I met the delightful cast of the exhilarating play “The Intelligent Design of Jenny Chow” at their opening night party at Strata, September 19. Talented lead actress Julienne Hanzelka Kim told me that she is Korean-Czech and, “Especially for an Asian woman, this role has to be the best ever, and the fact that it came from this large white guy [Yalie Playwright Rolin Jones] is incredible. Who woulda thought? I feel so lucky—it’s a beautiful play, like a roller coaster ride. But actually, I was more nervous tonight than on press night because there were a lot of people I knew in the audience. I didn’t feel like it was my best performance, but the response was so great, my confidence came back.”

Next up for her is Natasha in Chekhov’s “The Three Sisters,” and she promised me she will find the humor in the character.
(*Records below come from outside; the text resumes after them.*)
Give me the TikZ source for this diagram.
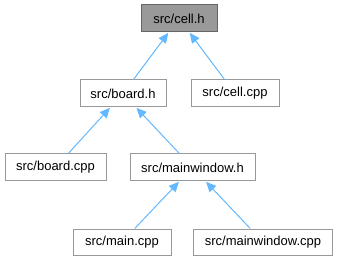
\documentclass[tikz,border=0pt]{standalone}
\usepackage{fontspec}
\setmainfont{Liberation Sans}
\usepackage{xcolor}
\usepackage{tikz}
\usetikzlibrary{positioning,%
  arrows.meta,%
  calc
}

\definecolor{edgeblue}{HTML}{63B8FF}
\definecolor{boxgray}{HTML}{999999}
\definecolor{boxdark}{HTML}{666666}

\tikzset{
  file/.style={draw=boxgray, fill=white, line width=1pt, minimum height=27pt,
    inner sep=0pt, font=\fontsize{13}{15}\selectfont},
  current/.style={file, draw=boxdark, fill=boxgray},
  dep/.style={draw=edgeblue, line width=1pt,
    -{Triangle[length=10pt,width=9pt,fill=edgeblue]}, shorten >=0.5pt}
}

\begin{document}
\begin{tikzpicture}[x=1pt,y=-1pt]
            \useasboundingbox (0,0) rectangle (339,261);
            % header and sources
            \node[current, minimum width=76pt]  (cellh)   at (179,18.5)  {src/cell.h};
            \node[file, minimum width=86pt]     (boardh)  at (123,93.5)  {src/board.h};
            \node[file, minimum width=88pt]     (cellcpp) at (235,93.5)  {src/cell.cpp};
            \node[file, minimum width=101pt]    (boardcpp) at (55.5,167.5) {src/board.cpp};
            \node[file, minimum width=125pt]    (mainwinh) at (192.5,167.5) {src/mainwindow.h};
            \node[file, minimum width=98pt, minimum height=26pt] (maincpp) at (122,242) {src/main.cpp};
            \node[file, minimum width=139pt, minimum height=26pt] (mainwincpp) at (263,242) {src/mainwindow.cpp};
            % include edges
            \draw[dep] (boardh) -- (cellh);
            \draw[dep] (cellcpp) -- (cellh);
            \draw[dep] (boardcpp) -- (boardh);
            \draw[dep] (mainwinh) -- (boardh);
            \draw[dep] (maincpp) -- (mainwinh);
            \draw[dep] (mainwincpp) -- (mainwinh);
\end{tikzpicture}
\end{document}
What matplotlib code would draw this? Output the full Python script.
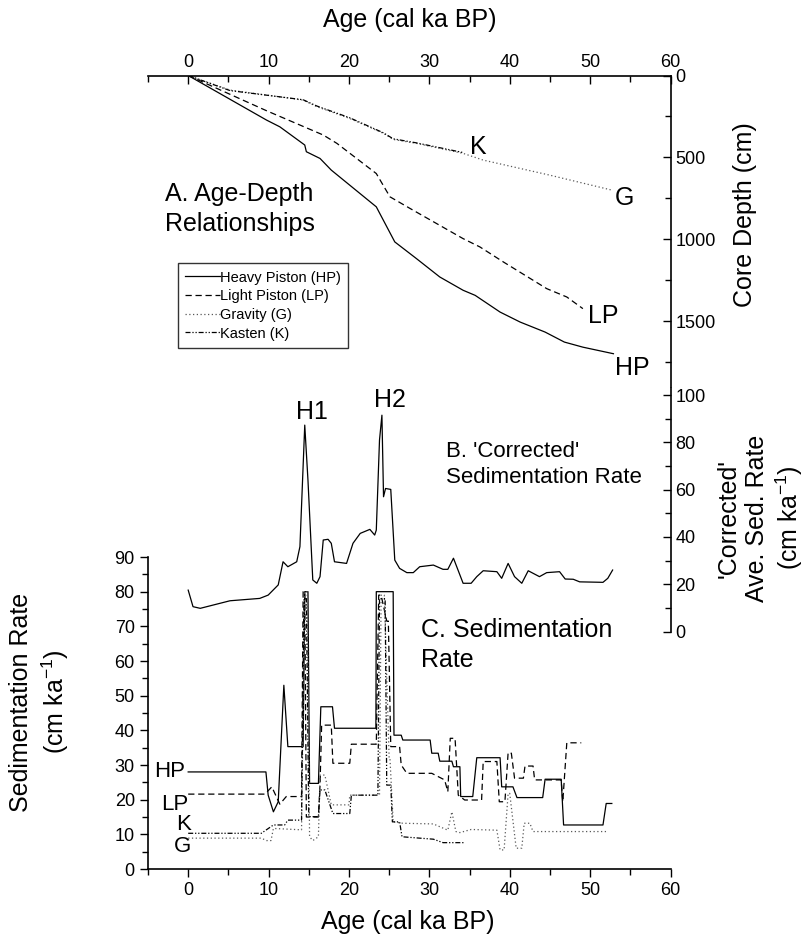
import matplotlib
matplotlib.use("Agg")
import matplotlib.pyplot as plt
from matplotlib.ticker import MultipleLocator

plt.rcParams['font.family'] = ['Liberation Sans', 'DejaVu Sans']
plt.rcParams['mathtext.fontset'] = 'custom'
plt.rcParams['mathtext.rm'] = 'Liberation Sans'
plt.rcParams['mathtext.it'] = 'Liberation Sans:italic'

# --- A. age-depth relationships (age in cal ka BP, depth in cm)
hp_age = [0, 9.75, 11.4, 14.5, 14.7, 16.4, 17.8, 23.4, 25.7, 28.4, 31.3, 34.2,
          35.7, 38.8, 41.3, 44.4, 46.8, 49.1, 52.9]
hp_depth = [0, 272, 313, 424, 465, 506, 577, 801, 1015, 1117, 1229, 1310,
            1341, 1443, 1504, 1565, 1626, 1657, 1697]
lp_age = [0, 9.75, 16.8, 18.5, 23.4, 24.25, 25.1, 27.6, 34.2, 36.3, 39.2,
          44.6, 47.1, 49.1]
lp_depth = [0, 215, 363, 414, 598, 669, 740, 811, 995, 1046, 1137, 1300,
            1351, 1422]
g_age = [0, 5.2, 14.3, 16.0, 20.1, 24.3, 25.5, 28.4, 34.2, 36.7, 45.0, 52.7]
g_depth = [0, 89, 150, 190, 262, 353, 390, 414, 475, 516, 608, 699]
k_age = [0, 5.2, 14.3, 16.0, 20.1, 24.3, 25.5, 28.4, 34.2]
k_depth = [0, 92, 148, 186, 258, 350, 386, 411, 470]

# --- B. 'corrected' average sedimentation rate (cm/ka)
cor_age = [0, 0.6, 1.5, 5.2, 8.9, 9.95, 11.2, 11.8, 12.4, 13.5, 13.9, 14.5,
           14.9, 15.5, 16.0, 16.4, 16.8, 17.4, 17.8, 18.2, 19.7, 20.5, 21.4,
           22.6, 23.2, 23.4, 23.8, 24.1, 24.3, 24.55, 25.2, 25.7, 26.3, 27.2,
           28.0, 28.8, 30.5, 31.7, 32.3, 33.0, 34.2, 35.2, 35.9, 36.7, 38.4,
           39.0, 39.8, 40.6, 41.5, 42.3, 43.7, 44.6, 46.2, 46.9, 47.9, 48.7,
           51.6, 52.2, 52.8]
cor_rate = [17.5, 10.5, 9.8, 13.0, 14.0, 15.4, 19.7, 29.5, 27.4, 29.5, 35.9,
            87.3, 64.0, 21.8, 20.4, 23.2, 38.7, 39.0, 37.3, 29.5, 28.8, 37.3,
            41.5, 43.2, 40.8, 42.9, 81.0, 91.5, 57.0, 60.5, 60.1, 30.2, 26.7,
            24.9, 24.9, 27.4, 28.1, 26.3, 26.3, 31.0, 20.4, 20.4, 23.2, 25.7,
            25.3, 22.5, 28.8, 23.2, 20.4, 25.7, 23.2, 24.9, 25.3, 22.2, 22.1,
            21.0, 20.8, 22.5, 26.0]

# --- C. sedimentation rate per core (cm/ka), clipped at 80
hp_sr_age = [0, 9.67, 9.95, 10.6, 11.2, 11.9, 12.4, 14.3, 14.5, 14.9, 15.1,
             16.2, 16.5, 17.95, 18.2, 23.35, 23.4, 25.5, 25.6, 26.5, 26.7,
             30.1, 30.3, 31.1, 31.3, 32.8, 33.0, 33.8, 33.9, 35.4, 35.9, 38.8,
             39.0, 40.4, 40.9, 44.1, 44.4, 46.4, 46.7, 51.6, 52.0, 52.7]
hp_sr = [28, 28, 21.3, 16.5, 19.4, 53, 35.3, 35.3, 80, 80, 24.7, 24.7, 46.8,
         46.8, 40.6, 40.6, 80, 80, 38.6, 38.6, 37.2, 37.2, 33.4, 33.4, 31.1,
         31.1, 29.5, 29.5, 20.9, 20.9, 32.1, 32.1, 23.7, 23.7, 20.6, 20.6,
         25.9, 25.9, 12.7, 12.7, 18.9, 18.9]
lp_sr_age = [0, 9.55, 10.4, 11.4, 12.2, 14.1, 14.3, 14.5, 14.7, 16.2, 16.4,
             16.6, 17.8, 18.0, 20.1, 20.3, 23.4, 23.7, 24.0, 24.7, 24.9, 25.2,
             26.3, 26.5, 27.2, 30.3, 31.9, 32.3, 32.6, 33.2, 33.6, 34.4, 36.5,
             36.7, 38.4, 38.7, 39.4, 39.8, 40.2, 40.6, 41.7, 41.9, 42.9, 43.1,
             46.4, 46.6, 47.1, 48.9]
lp_sr = [21.6, 21.6, 23.7, 18.7, 20.9, 20.9, 80, 80, 15, 15, 24.2, 41.5, 41.5,
         30.5, 30.5, 36, 36, 79, 79, 71.5, 71.5, 35.3, 35.3, 30, 27.6, 27.6,
         25.7, 22.3, 37.7, 37.7, 21.3, 19.9, 19.9, 31, 31, 19.4, 19.4, 33.6,
         33.4, 26.2, 26.2, 29.7, 29.7, 25.7, 25.7, 19.4, 36.4, 36.4]
k_sr_age = [0, 9.1, 10.6, 12.0, 12.4, 14.1, 14.4, 14.7, 15.0, 16.2, 16.4,
            17.0, 18.0, 20.1, 20.3, 23.6, 23.8, 24.5, 24.7, 25.2, 25.4, 26.3,
            26.6, 28.8, 30.5, 31.7, 34.4]
k_sr = [10.3, 10.3, 12.7, 12.7, 14.1, 14.1, 78, 78, 15.1, 15.1, 22.8, 22.8,
        16, 16, 21.3, 21.3, 78, 78, 24.2, 24.2, 13.6, 13.6, 9.3, 8.9, 8.6,
        7.6, 7.6]
g_sr_age = [0, 9.1, 9.75, 10.3, 10.6, 14.1, 14.5, 14.8, 15.1, 15.5, 16.2,
            16.4, 17.0, 17.8, 20.0, 20.1, 23.8, 24.0, 24.4, 25.0, 25.1, 25.5,
            26.7, 30.5, 32.3, 32.8, 33.3, 33.8, 35.2, 38.4, 38.8, 39.3, 39.8,
            40.0, 40.8, 41.5, 41.8, 42.5, 42.9, 52.0]
g_sr = [8.9, 8.9, 8.2, 8.2, 11.7, 11.3, 80, 80, 9.3, 8.2, 9.3, 27.1, 27.1,
        18.5, 18.5, 21.3, 21.3, 79, 79, 31.9, 31.9, 13.6, 13.2, 13.0, 11.2,
        16.5, 10.8, 10.5, 11.4, 11.2, 5.5, 5.5, 21.8, 21.8, 6.0, 6.0, 13.2,
        13.2, 10.8, 10.8]

W, H = 811, 939
fig = plt.figure(figsize=(W / 100, H / 100), dpi=100)


def px(x0, y0, x1, y1):
    # axes rectangle from pixel corners (top-left origin)
    return [x0 / W, 1 - y1 / H, (x1 - x0) / W, (y1 - y0) / H]


ls_hp = dict(color='black', lw=0.9, ls='-')
ls_lp = dict(color='black', lw=0.9, ls=(0, (5, 3)))
ls_g = dict(color='0.35', lw=0.9, ls=(0, (1, 2)))
ls_k = dict(color='black', lw=0.9, ls=(0, (4, 1.5, 1, 1.5, 1, 1.5)))

TICK = 13
LAB = 18


def tick_setup(a, direction):
    a.tick_params(which='both', direction=direction, labelsize=TICK, width=1)
    a.tick_params(which='major', length=6)
    a.tick_params(which='minor', length=4)


# ---------- A. age-depth
ax_a = fig.add_axes(px(148, 75.5, 670.5, 387))
ax_a.patch.set_alpha(0)
ax_a.plot(hp_age, hp_depth, label='Heavy Piston (HP)', **ls_hp)
ax_a.plot(lp_age, lp_depth, label='Light Piston (LP)', **ls_lp)
ax_a.plot(g_age, g_depth, label='Gravity (G)', **ls_g)
ax_a.plot(k_age, k_depth, label='Kasten (K)', **ls_k)
ax_a.set_xlim(-5, 60)
ax_a.set_ylim(1900, 0)
for s in ('left', 'bottom'):
    ax_a.spines[s].set_visible(False)
ax_a.xaxis.tick_top()
ax_a.yaxis.tick_right()
ax_a.xaxis.set_major_locator(MultipleLocator(10))
ax_a.xaxis.set_minor_locator(MultipleLocator(5))
ax_a.yaxis.set_major_locator(MultipleLocator(500))
ax_a.yaxis.set_minor_locator(MultipleLocator(250))
tick_setup(ax_a, 'in')
ax_a.set_xticks([0, 10, 20, 30, 40, 50, 60])
ax_a.text(-2.9, 816, 'A. Age-Depth\nRelationships', fontsize=18,
          ha='left', va='center', linespacing=1.3)
ax_a.text(36.1, 435, 'K', fontsize=18, ha='center', va='center')
ax_a.text(54.3, 748, 'G', fontsize=18, ha='center', va='center')
ax_a.text(51.6, 1469, 'LP', fontsize=18, ha='center', va='center')
ax_a.text(55.3, 1787, 'HP', fontsize=18, ha='center', va='center')
leg = ax_a.legend(loc='upper left', bbox_to_anchor=(177.7 / W, 1 - 263.3 / H),
                  bbox_transform=fig.transFigure, fontsize=10.5,
                  frameon=True, fancybox=False, handlelength=2.4,
                  handletextpad=0.0, labelspacing=0.32, borderpad=0.5,
                  borderaxespad=0)
leg.get_frame().set_edgecolor('black')
leg.get_frame().set_linewidth(1.0)

# ---------- B. corrected rate
ax_b = fig.add_axes(px(148, 388, 670.5, 631.5))
ax_b.patch.set_alpha(0)
ax_b.plot(cor_age, cor_rate, color='black', lw=0.9)
ax_b.set_xlim(-5, 60)
ax_b.set_ylim(0, 103)
for s in ('left', 'bottom', 'top'):
    ax_b.spines[s].set_visible(False)
ax_b.xaxis.set_visible(False)
ax_b.yaxis.tick_right()
ax_b.yaxis.set_major_locator(MultipleLocator(20))
ax_b.yaxis.set_minor_locator(MultipleLocator(10))
tick_setup(ax_b, 'in')
ax_b.text(15.35, 93, 'H1', fontsize=18, ha='center', va='center')
ax_b.text(25.1, 97.9, 'H2', fontsize=18, ha='center', va='center')
ax_b.text(32.1, 70.8, "B. 'Corrected'\nSedimentation Rate", fontsize=16,
          ha='left', va='center', linespacing=1.3)

# ---------- C. sedimentation rate
ax_c = fig.add_axes(px(148, 557, 670.5, 869))
ax_c.patch.set_alpha(0)
ax_c.plot(hp_sr_age, hp_sr, **ls_hp)
ax_c.plot(lp_sr_age, lp_sr, **ls_lp)
ax_c.plot(g_sr_age, g_sr, **ls_g)
ax_c.plot(k_sr_age, k_sr, **ls_k)
ax_c.set_xlim(-5, 60)
ax_c.set_ylim(0, 90)
for s in ('right', 'top'):
    ax_c.spines[s].set_visible(False)
ax_c.xaxis.set_major_locator(MultipleLocator(10))
ax_c.xaxis.set_minor_locator(MultipleLocator(5))
ax_c.yaxis.set_major_locator(MultipleLocator(10))
ax_c.yaxis.set_minor_locator(MultipleLocator(5))
tick_setup(ax_c, 'out')
ax_c.text(29.0, 64.6, 'C. Sedimentation\nRate', fontsize=18,
          ha='left', va='center', linespacing=1.35)
ax_c.text(-0.4, 28, 'HP', fontsize=16, ha='right', va='center')
ax_c.text(0.0, 18.7, 'LP', fontsize=16, ha='right', va='center')
ax_c.text(0.4, 12.7, 'K', fontsize=16, ha='right', va='center')
ax_c.text(0.4, 6.4, 'G', fontsize=16, ha='right', va='center')

for a in (ax_a, ax_b, ax_c):
    for s in a.spines.values():
        s.set_linewidth(1.2)

# axis titles
fig.text(410 / W, 1 - 20 / H, 'Age (cal ka BP)', fontsize=LAB,
         ha='center', va='center')
fig.text(408 / W, 1 - 922 / H, 'Age (cal ka BP)', fontsize=LAB,
         ha='center', va='center')
fig.text(745 / W, 1 - 215 / H, 'Core Depth (cm)', fontsize=LAB,
         ha='center', va='center', rotation=90)
fig.text(761 / W, 1 - 518 / H, "'Corrected'\nAve. Sed. Rate\n(cm ka$^{-1}$)",
         fontsize=LAB, ha='center', va='center', rotation=90,
         linespacing=1.2)
fig.text(40 / W, 1 - 702 / H, 'Sedimentation Rate\n(cm ka$^{-1}$)',
         fontsize=LAB, ha='center', va='center', rotation=90,
         linespacing=1.3)

fig.savefig('out.png', dpi=100)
Remy Auberjonois is the son of veteran actor Rene; it’s evident from his similar laugh and comic inventiveness in the variety of roles he plays. The 31-year-old wasn’t offended at all when I told him he might be even more talented than Pops: “That means a lot to me, but the apple doesn’t fall very far. All my tools I learned from him. My whole family—wife, mother, sister, and brother-in-law—are all actors. It’s like the family business. I’ve been acting since I was six and my father absolutely encouraged me, but not in a pushy way. I did a TV pilot when I was 13, and then sort of held back because I didn’t want to become a child actor. This play absolutely has what you look for as an actor, that something that makes you have to reach and stretch yourself.”